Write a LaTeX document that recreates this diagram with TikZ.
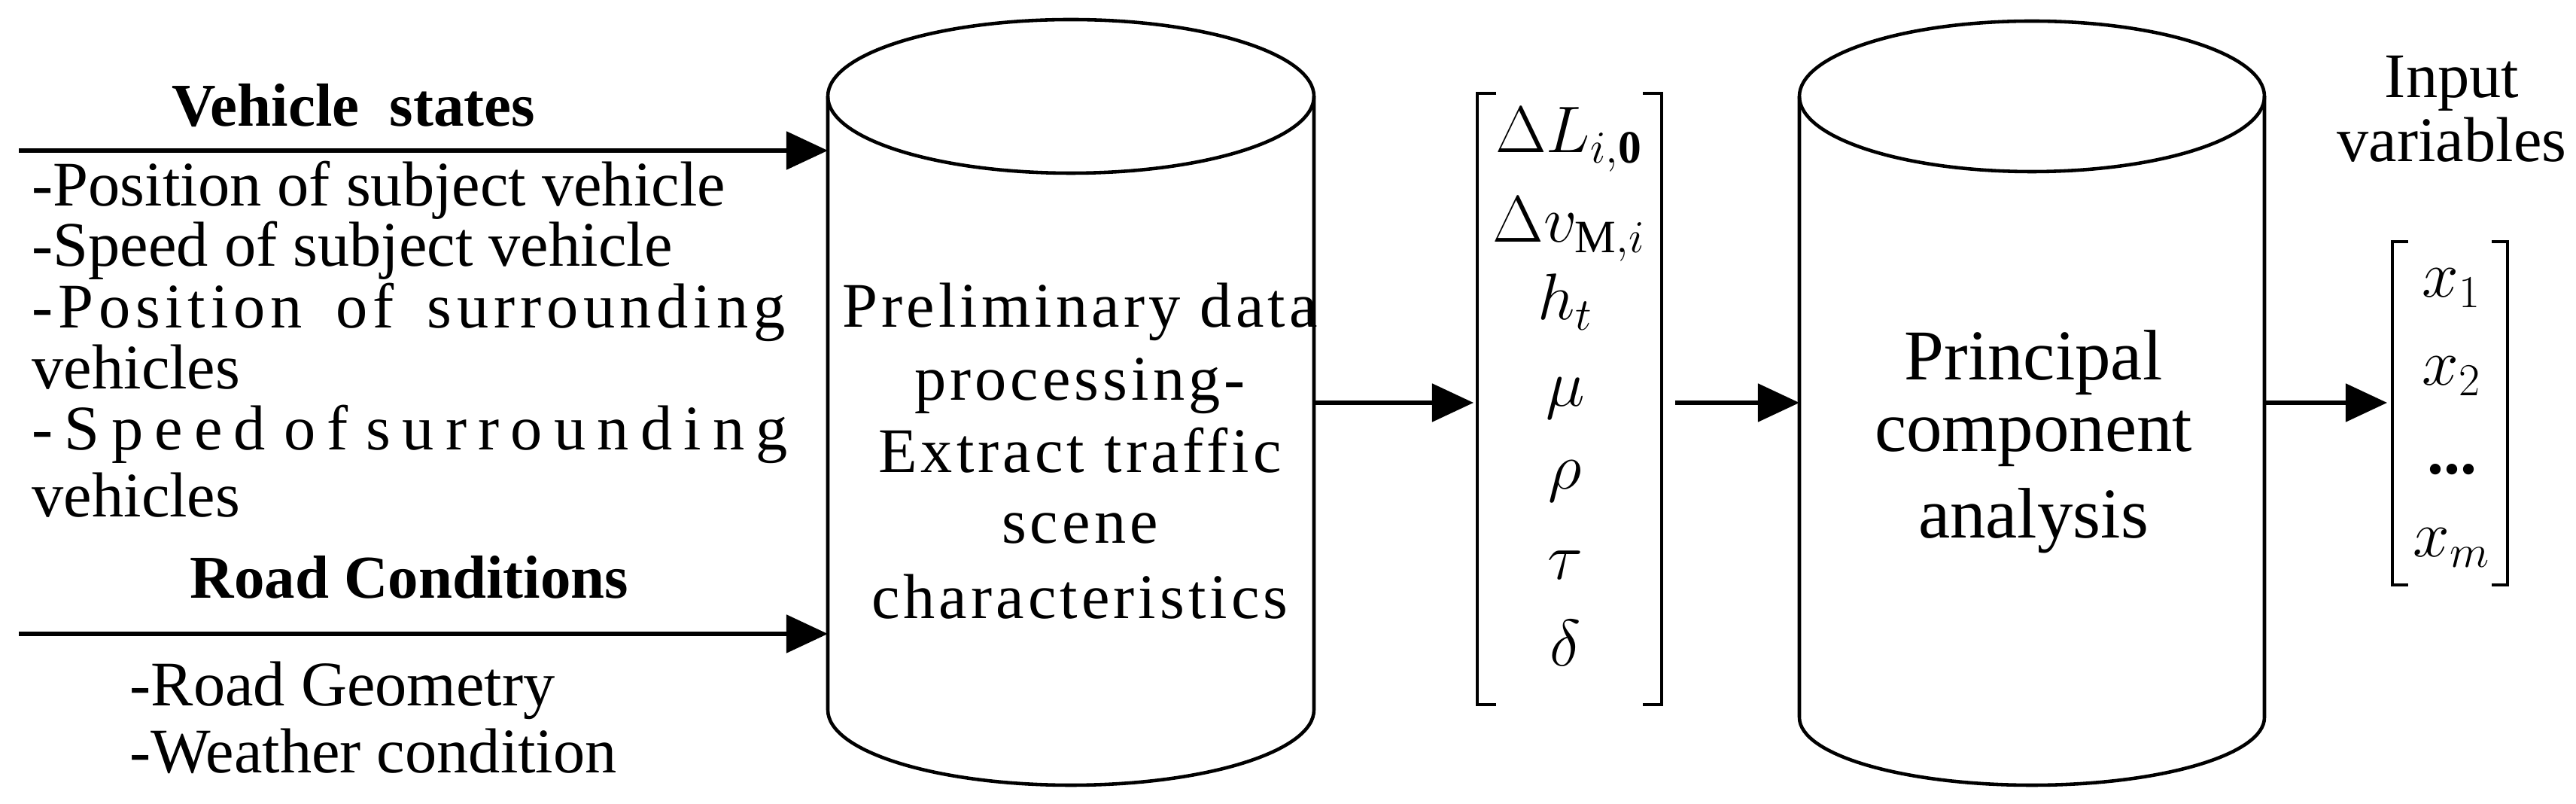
\documentclass[tikz,border=0pt]{standalone}
\usepackage{fontspec}
\setmainfont{Liberation Serif}
\usetikzlibrary{arrows.meta}
\begin{document}
\begin{tikzpicture}[x=0.01cm,y=-0.01cm,
  arr/.style={line width=1.5pt,-{Triangle[length=0.55cm,width=0.5cm]}},
  cyl/.style={line width=1.3pt},
  lst/.style={anchor=base west,inner sep=0,font=\fontsize{24}{28}\selectfont},
  hd/.style={anchor=base,inner sep=0,font=\fontsize{23}{26}\selectfont\bfseries},
  ctr/.style={anchor=base,inner sep=0},
  vec/.style={anchor=base,inner sep=0,font=\fontsize{25}{28}\selectfont}]
\useasboundingbox (0,0) rectangle (3423,1068);
% cylinder 1
\draw[cyl] (1100,128) arc[start angle=180,end angle=-180,x radius=323,y radius=102];
\draw[cyl] (1100,128) -- (1100,943) arc[start angle=180,end angle=0,x radius=323,y radius=100] -- (1746,128);
\coordinate (c1w1) at (1100,200); \coordinate (c1w2) at (1100,842);
\coordinate (c1e) at (1746,535);
% cylinder 2
\draw[cyl] (2391,128) arc[start angle=180,end angle=-180,x radius=309,y radius=100];
\draw[cyl] (2391,128) -- (2391,953) arc[start angle=180,end angle=0,x radius=309,y radius=90] -- (3009,128);
\coordinate (c2w) at (2391,535); \coordinate (c2e) at (3009,535);
% text in cylinder 1
\begin{scope}[every node/.style={ctr,font=\fontsize{24}{28}\selectfont\addfontfeature{LetterSpace=6}}]
\node (t1) at (1435,435) {Preliminary data};
\node (t2) at (1435,532) {processing-};
\node (t3) at (1435,628) {Extract traffic};
\node (t4) at (1435,722) {scene};
\node (t5) at (1435,822) {characteristics};
\end{scope}
% text in cylinder 2
\begin{scope}[every node/.style={ctr,font=\fontsize{27}{30}\selectfont}]
\node (p1) at (2702,505) {Principal};
\node (p2) at (2702,600) {component};
\node (p3) at (2702,715) {analysis};
\end{scope}
\begin{scope}[every node/.style={ctr,font=\fontsize{24}{28}\selectfont}]
\node (iv1) at (3258,130) {Input};
\node (iv2) at (3258,215) {variables};
\end{scope}
% left texts
\node[hd] (vs) at (470,168) {Vehicle\ \ states};
\node[lst] (l1) at (42,274) {-Position of subject vehicle};
\node[lst] (l2) at (42,354) {-Speed of subject vehicle};
\node[lst] (l3) at (42,436) {\makebox[10cm][s]{\addfontfeature{LetterSpace=8}-Position of surrounding}};
\node[lst] (l4) at (42,517) {vehicles};
\node[lst] (l5) at (42,598) {\makebox[10cm][s]{\addfontfeature{LetterSpace=18}-Speed of surrounding}};
\node[lst] (l6) at (42,687) {vehicles};
\node[hd] (rc) at (544,795) {Road Conditions};
\node[lst] (r1) at (172,938) {-Road Geometry};
\node[lst] (r2) at (172,1027) {-Weather condition};
\coordinate (a1s) at (25,200); \coordinate (a2s) at (25,842);
\draw[arr] (a1s) -- (c1w1);
\draw[arr] (a2s) -- (c1w2);
% vector 1
\draw[line width=1.2pt] (1988,124) -- (1963,124) -- (1963,936) -- (1988,936);
\draw[line width=1.2pt] (2183,124) -- (2208,124) -- (2208,936) -- (2183,936);
\coordinate (v1w) at (1958,535); \coordinate (v1e) at (2226,535);
\node[vec] (e1) at (2085,203) {$\Delta L_{i,\mathbf{0}}$};
\node[vec] (e2) at (2085,322) {$\Delta v_{\mathrm{M},i}$};
\node[vec] (e3) at (2080,425) {$h_t$};
\node[vec] (e4) at (2080,540) {$\mu$};
\node[vec] (e5) at (2080,650) {$\rho$};
\node[vec] (e6) at (2080,770) {$\tau$};
\node[vec] (e7) at (2080,885) {$\delta$};
% vector 2
\draw[line width=1.2pt] (3200,321) -- (3179,321) -- (3179,777) -- (3200,777);
\draw[line width=1.2pt] (3311,321) -- (3332,321) -- (3332,777) -- (3311,777);
\coordinate (v2w) at (3172,535);
\node[vec] (x1) at (3258,395) {$x_1$};
\node[vec] (x2) at (3258,512) {$x_2$};
\node[vec] (x3) at (3258,630) {\textbf{...}};
\node[vec] (x4) at (3258,740) {$x_m$};
% arrows
\draw[arr] (c1e) -- (v1w);
\draw[arr] (v1e) -- (c2w);
\draw[arr] (c2e) -- (v2w);
\end{tikzpicture}
\end{document}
★ ★ ★
- **Work required**
Copy out all the data exactly; skip the pictures.

- **Written reply**
Write a LaTeX document that recreates this diagram with TikZ.
\documentclass[tikz,border=0pt]{standalone}
\usepackage{fontspec}
\setmainfont{Liberation Serif}
\usetikzlibrary{arrows.meta}
\begin{document}
\begin{tikzpicture}[x=0.01cm,y=-0.01cm,
  arr/.style={line width=1.5pt,-{Triangle[length=0.55cm,width=0.5cm]}},
  cyl/.style={line width=1.3pt},
  lst/.style={anchor=base west,inner sep=0,font=\fontsize{24}{28}\selectfont},
  hd/.style={anchor=base,inner sep=0,font=\fontsize{23}{26}\selectfont\bfseries},
  ctr/.style={anchor=base,inner sep=0},
  vec/.style={anchor=base,inner sep=0,font=\fontsize{25}{28}\selectfont}]
\useasboundingbox (0,0) rectangle (3423,1068);
% cylinder 1
\draw[cyl] (1100,128) arc[start angle=180,end angle=-180,x radius=323,y radius=102];
\draw[cyl] (1100,128) -- (1100,943) arc[start angle=180,end angle=0,x radius=323,y radius=100] -- (1746,128);
\coordinate (c1w1) at (1100,200); \coordinate (c1w2) at (1100,842);
\coordinate (c1e) at (1746,535);
% cylinder 2
\draw[cyl] (2391,128) arc[start angle=180,end angle=-180,x radius=309,y radius=100];
\draw[cyl] (2391,128) -- (2391,953) arc[start angle=180,end angle=0,x radius=309,y radius=90] -- (3009,128);
\coordinate (c2w) at (2391,535); \coordinate (c2e) at (3009,535);
% text in cylinder 1
\begin{scope}[every node/.style={ctr,font=\fontsize{24}{28}\selectfont\addfontfeature{LetterSpace=6}}]
\node (t1) at (1435,435) {Preliminary data};
\node (t2) at (1435,532) {processing-};
\node (t3) at (1435,628) {Extract traffic};
\node (t4) at (1435,722) {scene};
\node (t5) at (1435,822) {characteristics};
\end{scope}
% text in cylinder 2
\begin{scope}[every node/.style={ctr,font=\fontsize{27}{30}\selectfont}]
\node (p1) at (2702,505) {Principal};
\node (p2) at (2702,600) {component};
\node (p3) at (2702,715) {analysis};
\end{scope}
\begin{scope}[every node/.style={ctr,font=\fontsize{24}{28}\selectfont}]
\node (iv1) at (3258,130) {Input};
\node (iv2) at (3258,215) {variables};
\end{scope}
% left texts
\node[hd] (vs) at (470,168) {Vehicle\ \ states};
\node[lst] (l1) at (42,274) {-Position of subject vehicle};
\node[lst] (l2) at (42,354) {-Speed of subject vehicle};
\node[lst] (l3) at (42,436) {\makebox[10cm][s]{\addfontfeature{LetterSpace=8}-Position of surrounding}};
\node[lst] (l4) at (42,517) {vehicles};
\node[lst] (l5) at (42,598) {\makebox[10cm][s]{\addfontfeature{LetterSpace=18}-Speed of surrounding}};
\node[lst] (l6) at (42,687) {vehicles};
\node[hd] (rc) at (544,795) {Road Conditions};
\node[lst] (r1) at (172,938) {-Road Geometry};
\node[lst] (r2) at (172,1027) {-Weather condition};
\coordinate (a1s) at (25,200); \coordinate (a2s) at (25,842);
\draw[arr] (a1s) -- (c1w1);
\draw[arr] (a2s) -- (c1w2);
% vector 1
\draw[line width=1.2pt] (1988,124) -- (1963,124) -- (1963,936) -- (1988,936);
\draw[line width=1.2pt] (2183,124) -- (2208,124) -- (2208,936) -- (2183,936);
\coordinate (v1w) at (1958,535); \coordinate (v1e) at (2226,535);
\node[vec] (e1) at (2085,203) {$\Delta L_{i,\mathbf{0}}$};
\node[vec] (e2) at (2085,322) {$\Delta v_{\mathrm{M},i}$};
\node[vec] (e3) at (2080,425) {$h_t$};
\node[vec] (e4) at (2080,540) {$\mu$};
\node[vec] (e5) at (2080,650) {$\rho$};
\node[vec] (e6) at (2080,770) {$\tau$};
\node[vec] (e7) at (2080,885) {$\delta$};
% vector 2
\draw[line width=1.2pt] (3200,321) -- (3179,321) -- (3179,777) -- (3200,777);
\draw[line width=1.2pt] (3311,321) -- (3332,321) -- (3332,777) -- (3311,777);
\coordinate (v2w) at (3172,535);
\node[vec] (x1) at (3258,395) {$x_1$};
\node[vec] (x2) at (3258,512) {$x_2$};
\node[vec] (x3) at (3258,630) {\textbf{...}};
\node[vec] (x4) at (3258,740) {$x_m$};
% arrows
\draw[arr] (c1e) -- (v1w);
\draw[arr] (v1e) -- (c2w);
\draw[arr] (c2e) -- (v2w);
\end{tikzpicture}
\end{document}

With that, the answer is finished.